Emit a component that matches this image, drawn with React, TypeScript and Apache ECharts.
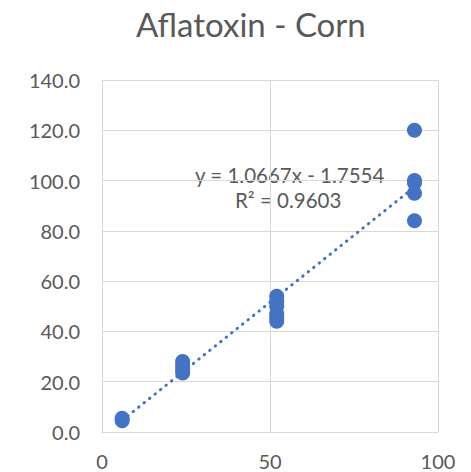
import React, { useEffect, useRef } from "react";
import * as echarts from "echarts";

const xValues = [6, 6, 24, 24, 24, 24, 52, 52, 52, 52, 52, 52, 93, 93, 93, 93, 93];
const yValues = [4.5, 5.5, 23.5, 25, 26.5, 28, 44, 45.5, 47, 50, 52, 54, 84, 95, 99, 100, 120];
const slope = 1.0667;
const intercept = -1.7554;
const rSquared = 0.9603;
const trendRange = [6, 93];

const FONT = "Lato, 'Open Sans', sans-serif";
const TEXT = "#595959";

export default function App() {
  const ref = useRef<HTMLDivElement>(null);
  useEffect(() => {
    if (!ref.current) return;
    const chart = echarts.init(ref.current, undefined, { renderer: "svg" });
    const points = xValues.map((x, i) => [x, yValues[i]]);
    const trend = trendRange.map((x) => [x, slope * x + intercept]);
    chart.setOption({
      animation: false,
      title: {
        text: "Aflatoxin - Corn",
        left: 131,
        top: 2,
        textStyle: { fontFamily: FONT, fontSize: 33, fontWeight: "normal", color: TEXT },
      },
      grid: { left: 102, right: 33, top: 80, bottom: 40 },
      xAxis: {
        type: "value",
        min: 0,
        max: 100,
        interval: 50,
        axisLine: { show: true, lineStyle: { color: "#d9d9d9", width: 1 } },
        axisTick: { show: false },
        splitLine: { show: true, lineStyle: { color: "#d9d9d9", width: 1 } },
        axisLabel: { fontFamily: FONT, fontSize: 20, lineHeight: 20, color: TEXT, margin: 19 },
      },
      yAxis: {
        type: "value",
        min: 0,
        max: 140,
        interval: 20,
        axisLine: { show: false },
        axisTick: { show: false },
        splitLine: { show: true, lineStyle: { color: "#d9d9d9", width: 1 } },
        axisLabel: {
          fontFamily: FONT,
          fontSize: 20,
          color: TEXT,
          margin: 22,
          formatter: (v: number) => v.toFixed(1),
        },
      },
      series: [
        {
          type: "line",
          data: trend,
          symbol: "none",
          lineStyle: { color: "#4472C4", width: 3, type: [0.5, 6.5], cap: "round" },
          z: 3,
        },
        {
          type: "scatter",
          data: points,
          symbol: "circle",
          symbolSize: 15,
          itemStyle: { color: "#4472C4", opacity: 1 },
          z: 4,
        },
      ],
      graphic: [
        {
          type: "text",
          left: 195,
          top: 164,
          style: {
            text: `y = ${slope.toFixed(4)}x - ${Math.abs(intercept).toFixed(4)}`,
            fontFamily: FONT,
            fontSize: 20.5,
            fill: TEXT,
          },
        },
        {
          type: "text",
          left: 235,
          top: 189,
          style: {
            text: `R² = ${rSquared.toFixed(4)}`,
            fontFamily: FONT,
            fontSize: 20.5,
            fill: TEXT,
          },
        },
      ],
    });
    return () => chart.dispose();
  }, []);
  return (
    <div
      ref={ref}
      style={{ position: "absolute", left: 0, top: 0, width: 471, height: 472, background: "#fff" }}
    />
  );
}
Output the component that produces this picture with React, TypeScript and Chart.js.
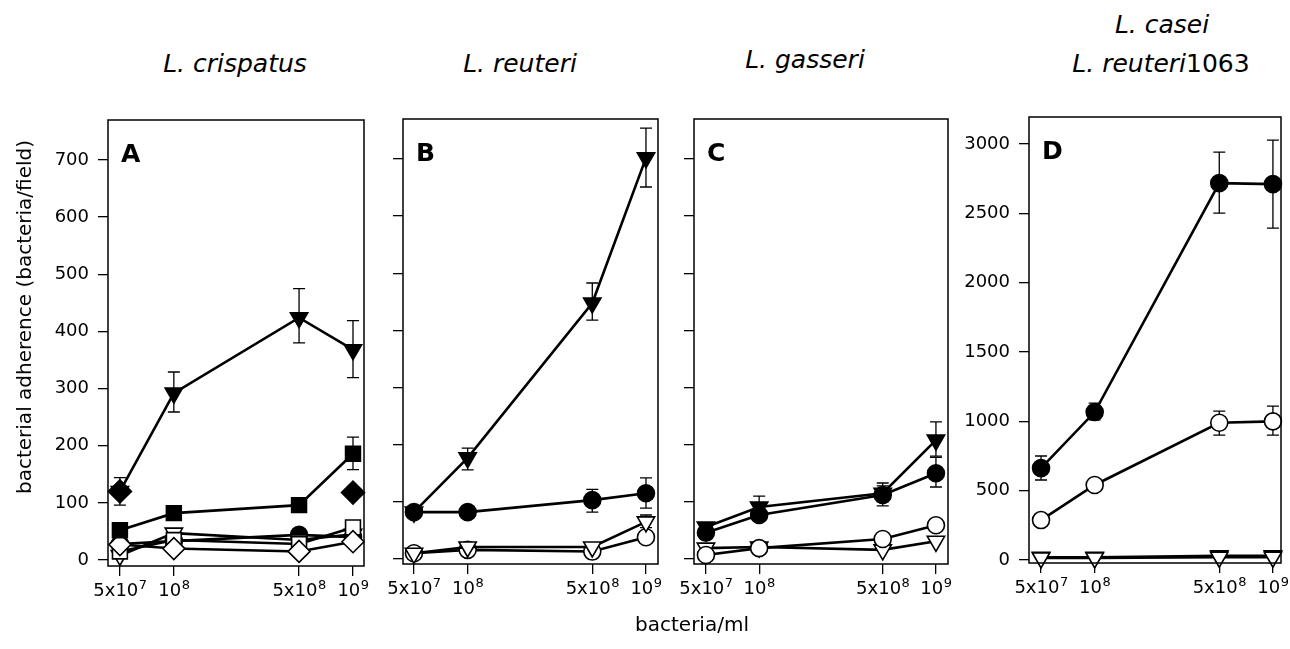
import React, { useEffect, useRef } from "react";
import { Chart, registerables } from "chart.js";

Chart.register(...registerables);

const FONT = "'DejaVu Sans', 'Liberation Sans', sans-serif";

// ---------- data ----------
const doses = [5e7, 1e8, 5e8, 1e9];
const doseBase = ["5x10", "10", "5x10", "10"];
const doseExp = ["7", "8", "8", "9"];
const ticksABC = [0, 100, 200, 300, 400, 500, 600, 700];
const ticksD = [0, 500, 1000, 1500, 2000, 2500, 3000];

const panelTitles = ["L. crispatus", "L. reuteri", "L. gasseri"];
const panelLetters = ["A", "B", "C", "D"];
const yAxisTitle = "bacterial adherence (bacteria/field)";
const xAxisTitle = "bacteria/ml";

type Err = [number, number] | null;

// Panel A – L. crispatus
const aFilledTri = [120, 292, 424, 368];
const aFilledTriErr: Err[] = [[96, 144], [259, 329], [380, 475], [319, 419]];
const aFilledDiamond = [120, null, null, 118];
const aFilledSquare = [52, 82, 96, 186];
const aFilledSquareErr: Err[] = [[42, 65], [74, 92], null, [158, 215]];
const aFilledCircle = [28, 33, 44, 40];
const aOpenTri = [8, 47, 35, 45];
const aOpenSquare = [15, 35, 28, 57];
const aOpenDiamond = [27, 20, 15, 32];

// Panel B – L. reuteri
const bFilledTri = [82, 177, 448, 702];
const bFilledTriErr: Err[] = [null, [156, 194], [418, 483], [651, 754]];
const bFilledCircle = [82, 82, 103, 115];
const bFilledCircleErr: Err[] = [null, null, [82, 122], [89, 142]];
const bOpenTri = [10, 21, 21, 65];
const bOpenTriErr: Err[] = [null, null, null, [55, 77]];
const bOpenCircle = [10, 16, 13, 38];

// Panel C – L. gasseri
const cFilledTri = [56, 91, 115, 208];
const cFilledTriErr: Err[] = [[48, 62], [76, 110], [100, 133], [180, 240]];
const cFilledCircle = [46, 77, 112, 150];
const cFilledCircleErr: Err[] = [null, null, [93, 128], [126, 178]];
const cOpenCircle = [7, 19, 35, 59];
const cOpenTri = [19, 21, 16, 31];

// Panel D – L. casei / L. reuteri 1063
const dFilledCircle = [663, 1067, 2718, 2711];
const dFilledCircleErr: Err[] = [[577, 750], [1010, 1132], [2502, 2942], [2394, 3028]];
const dOpenCircle = [288, 541, 990, 1000];
const dOpenCircleErr: Err[] = [null, null, [901, 1074], [901, 1110]];
const dFilledTri = [20, 20, 30, 30];
const dOpenTri = [15, 15, 20, 20];

// ---------- styles ----------
const STYLES: Record<string, { ps: string; rot: number; fill: string; r: number }> = {
  filledTri: { ps: "triangle", rot: 180, fill: "#000", r: 10 },
  openTri: { ps: "triangle", rot: 180, fill: "#fff", r: 10 },
  filledCircle: { ps: "circle", rot: 0, fill: "#000", r: 8.5 },
  openCircle: { ps: "circle", rot: 0, fill: "#fff", r: 8.5 },
  filledSquare: { ps: "rect", rot: 0, fill: "#000", r: 10.5 },
  openSquare: { ps: "rect", rot: 0, fill: "#fff", r: 10.5 },
  filledDiamond: { ps: "rectRot", rot: 0, fill: "#000", r: 11.5 },
  openDiamond: { ps: "rectRot", rot: 0, fill: "#fff", r: 11 },
};

function series(values: (number | null)[], style: string, err?: Err[], line = true) {
  const s = STYLES[style];
  const data: { x: number; y: number }[] = [];
  values.forEach((v, i) => {
    if (v !== null) data.push({ x: doses[i], y: v });
  });
  const errorBars: { x: number; lo: number; hi: number }[] = [];
  (err || []).forEach((e, i) => {
    if (e) errorBars.push({ x: doses[i], lo: e[0], hi: e[1] });
  });
  return {
    type: "line",
    data,
    errorBars,
    showLine: line,
    borderColor: "#000",
    borderWidth: 2.6,
    fill: false,
    tension: 0,
    clip: false,
    pointStyle: s.ps,
    pointRotation: s.rot,
    pointRadius: s.r,
    pointHoverRadius: s.r,
    pointBackgroundColor: s.fill,
    pointBorderColor: "#000",
    pointBorderWidth: 1.6,
  };
}

const errorBarPlugin = {
  id: "errorBars",
  beforeDatasetsDraw(chart: any) {
    const ctx = chart.ctx;
    const xs = chart.scales.x;
    const ys = chart.scales.y;
    ctx.save();
    ctx.strokeStyle = "#000";
    ctx.lineWidth = 1.3;
    chart.data.datasets.forEach((ds: any) => {
      (ds.errorBars || []).forEach((e: any) => {
        const px = xs.getPixelForValue(e.x);
        const p1 = ys.getPixelForValue(e.lo);
        const p2 = ys.getPixelForValue(e.hi);
        ctx.beginPath();
        ctx.moveTo(px, p1);
        ctx.lineTo(px, p2);
        ctx.moveTo(px - 6, p1);
        ctx.lineTo(px + 6, p1);
        ctx.moveTo(px - 6, p2);
        ctx.lineTo(px + 6, p2);
        ctx.stroke();
      });
    });
    ctx.restore();
  },
};

const boxPlugin = {
  id: "panelBox",
  afterDraw(chart: any) {
    const { ctx, chartArea } = chart;
    const letter = chart.options.plugins.panelBox?.letter || "";
    ctx.save();
    ctx.strokeStyle = "#000";
    ctx.lineWidth = 1.5;
    ctx.strokeRect(chartArea.left, chartArea.top, chartArea.right - chartArea.left, chartArea.bottom - chartArea.top);
    ctx.fillStyle = "#000";
    ctx.font = `bold 25px ${FONT}`;
    ctx.textBaseline = "alphabetic";
    ctx.textAlign = "left";
    ctx.fillText(letter, chartArea.left + 13, chartArea.top + 42);

    // x tick labels with superscript exponents, placed by the x scale
    const xs = chart.scales.x;
    const baseY = chartArea.bottom + 30;
    doses.forEach((d, i) => {
      const px = xs.getPixelForValue(d);
      ctx.font = `18px ${FONT}`;
      const wb = ctx.measureText(doseBase[i]).width;
      ctx.font = `13px ${FONT}`;
      const we = ctx.measureText(doseExp[i]).width;
      const start = px - (wb + we) / 2;
      ctx.font = `18px ${FONT}`;
      ctx.fillText(doseBase[i], start, baseY);
      ctx.font = `13px ${FONT}`;
      ctx.fillText(doseExp[i], start + wb + 0.5, baseY - 7);
    });
    ctx.restore();
  },
};

interface Box { l: number; t: number; r: number; b: number }

const PL = 80, PT = 14, PR = 14, PB = 50;

function Panel(props: {
  box: Box;
  yMin: number;
  yMax: number;
  yTicks: number[];
  xMin: number;
  xMax: number;
  showY: boolean;
  datasets: any[];
  letter: string;
}) {
  const ref = useRef<HTMLCanvasElement>(null);
  const { box } = props;
  const w = box.r - box.l + PL + PR;
  const h = box.b - box.t + PT + PB;
  useEffect(() => {
    const chart = new Chart(ref.current as HTMLCanvasElement, {
      type: "line",
      data: { datasets: props.datasets },
      options: {
        animation: false,
        responsive: false,
        maintainAspectRatio: false,
        devicePixelRatio: 1,
        layout: { padding: { left: 0, top: PT, right: PR, bottom: 0 } },
        plugins: {
          legend: { display: false },
          tooltip: { enabled: false },
          panelBox: { letter: props.letter },
        } as any,
        scales: {
          x: {
            type: "logarithmic",
            position: "bottom",
            min: props.xMin,
            max: props.xMax,
            afterBuildTicks: (scale: any) => {
              scale.ticks = doses.map((v) => ({ value: v }));
            },
            afterFit: (scale: any) => {
              scale.height = PB;
              scale.paddingLeft = 0;
              scale.paddingRight = 0;
            },
            grid: { display: true, drawOnChartArea: false, drawTicks: true, tickLength: 10, color: "#000", lineWidth: 1.3 },
            border: { display: false },
            ticks: { display: false, autoSkip: false, maxRotation: 0 },
          },
          y: {
            type: "linear",
            position: "left",
            min: props.yMin,
            max: props.yMax,
            afterBuildTicks: (scale: any) => {
              scale.ticks = props.yTicks.map((v) => ({ value: v }));
            },
            afterFit: (scale: any) => {
              scale.width = PL;
              scale.paddingTop = 0;
              scale.paddingBottom = 0;
            },
            grid: { display: true, drawOnChartArea: false, drawTicks: true, tickLength: 10, color: "#000", lineWidth: 1.3 },
            border: { display: false },
            ticks: {
              display: props.showY,
              padding: 9,
              color: "#000",
              font: { family: FONT, size: 18 },
              callback: (v: any) => String(v),
            },
          },
        },
      } as any,
      plugins: [errorBarPlugin, boxPlugin],
    } as any);
    return () => chart.destroy();
  }, []);
  return (
    <canvas
      ref={ref}
      width={w}
      height={h}
      style={{ position: "absolute", left: box.l - PL, top: box.t - PT, width: w, height: h }}
    />
  );
}

const titleStyle: React.CSSProperties = {
  position: "absolute",
  fontFamily: FONT,
  fontSize: 25,
  lineHeight: "25px",
  whiteSpace: "nowrap",
  transform: "translateX(-50%)",
  color: "#000",
};

export default function App() {
  const datasetsA = [
    series(aFilledDiamond, "filledDiamond", undefined, false),
    series(aFilledTri, "filledTri", aFilledTriErr),
    series(aFilledSquare, "filledSquare", aFilledSquareErr),
    series(aOpenDiamond, "openDiamond"),
    series(aOpenSquare, "openSquare"),
    series(aOpenTri, "openTri"),
    series(aFilledCircle, "filledCircle"),
  ];
  const datasetsB = [
    series(bFilledTri, "filledTri", bFilledTriErr),
    series(bFilledCircle, "filledCircle", bFilledCircleErr),
    series(bOpenTri, "openTri", bOpenTriErr),
    series(bOpenCircle, "openCircle"),
  ];
  const datasetsC = [
    series(cFilledCircle, "filledCircle", cFilledCircleErr),
    series(cFilledTri, "filledTri", cFilledTriErr),
    series(cOpenCircle, "openCircle"),
    series(cOpenTri, "openTri"),
  ];
  const datasetsD = [
    series(dFilledCircle, "filledCircle", dFilledCircleErr),
    series(dOpenCircle, "openCircle", dOpenCircleErr),
    series(dOpenTri, "openTri"),
    series(dFilledTri, "filledTri"),
  ];

  return (
    <div
      style={{
        position: "absolute",
        left: 0,
        top: 0,
        width: 1290,
        height: 649,
        background: "#fff",
        overflow: "hidden",
        fontFamily: FONT,
      }}
    >
      <Panel box={{ l: 108, t: 120, r: 364, b: 566 }} yMin={-10.5} yMax={770} yTicks={ticksABC}
        xMin={4.29e7} xMax={1.152e9} showY={true} datasets={datasetsA} letter={panelLetters[0]} />
      <Panel box={{ l: 403, t: 119, r: 658, b: 564 }} yMin={-8.75} yMax={770} yTicks={ticksABC}
        xMin={4.34e7} xMax={1.168e9} showY={false} datasets={datasetsB} letter={panelLetters[1]} />
      <Panel box={{ l: 694, t: 119, r: 948, b: 564 }} yMin={-8.75} yMax={770} yTicks={ticksABC}
        xMin={4.28e7} xMax={1.17e9} showY={false} datasets={datasetsC} letter={panelLetters[2]} />
      <Panel box={{ l: 1029, t: 117, r: 1281, b: 563 }} yMin={-21.6} yMax={3195} yTicks={ticksD}
        xMin={4.28e7} xMax={1.11e9} showY={true} datasets={datasetsD} letter={panelLetters[3]} />

      <div style={{ ...titleStyle, left: 235, top: 51, fontStyle: "italic" }}>{panelTitles[0]}</div>
      <div style={{ ...titleStyle, left: 520, top: 51, fontStyle: "italic" }}>{panelTitles[1]}</div>
      <div style={{ ...titleStyle, left: 805, top: 47, fontStyle: "italic" }}>{panelTitles[2]}</div>
      <div style={{ ...titleStyle, left: 1162, top: 12, fontStyle: "italic" }}>L. casei</div>
      <div style={{ ...titleStyle, left: 1161, top: 51 }}>
        <span style={{ fontStyle: "italic" }}>L. reuteri</span>1063
      </div>

      <div
        style={{
          position: "absolute",
          left: 24,
          top: 317,
          fontSize: 20,
          lineHeight: "20px",
          whiteSpace: "nowrap",
          transform: "translate(-50%, -50%) rotate(-90deg)",
        }}
      >
        {yAxisTitle}
      </div>
      <div
        style={{
          position: "absolute",
          left: 692,
          top: 614,
          fontSize: 20,
          lineHeight: "20px",
          whiteSpace: "nowrap",
          transform: "translateX(-50%)",
        }}
      >
        {xAxisTitle}
      </div>
    </div>
  );
}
........
→ OBJECTIVE: Only lines belong in the copy: transcribe those from the start of the data through the line that contains "import * as", and skip the pictures.

→ COMPLETED TASK:
Emit a component that matches this image, drawn with React, TypeScript and Apache ECharts.
import React, { useEffect, useRef } from "react";
import * as echarts from "echarts";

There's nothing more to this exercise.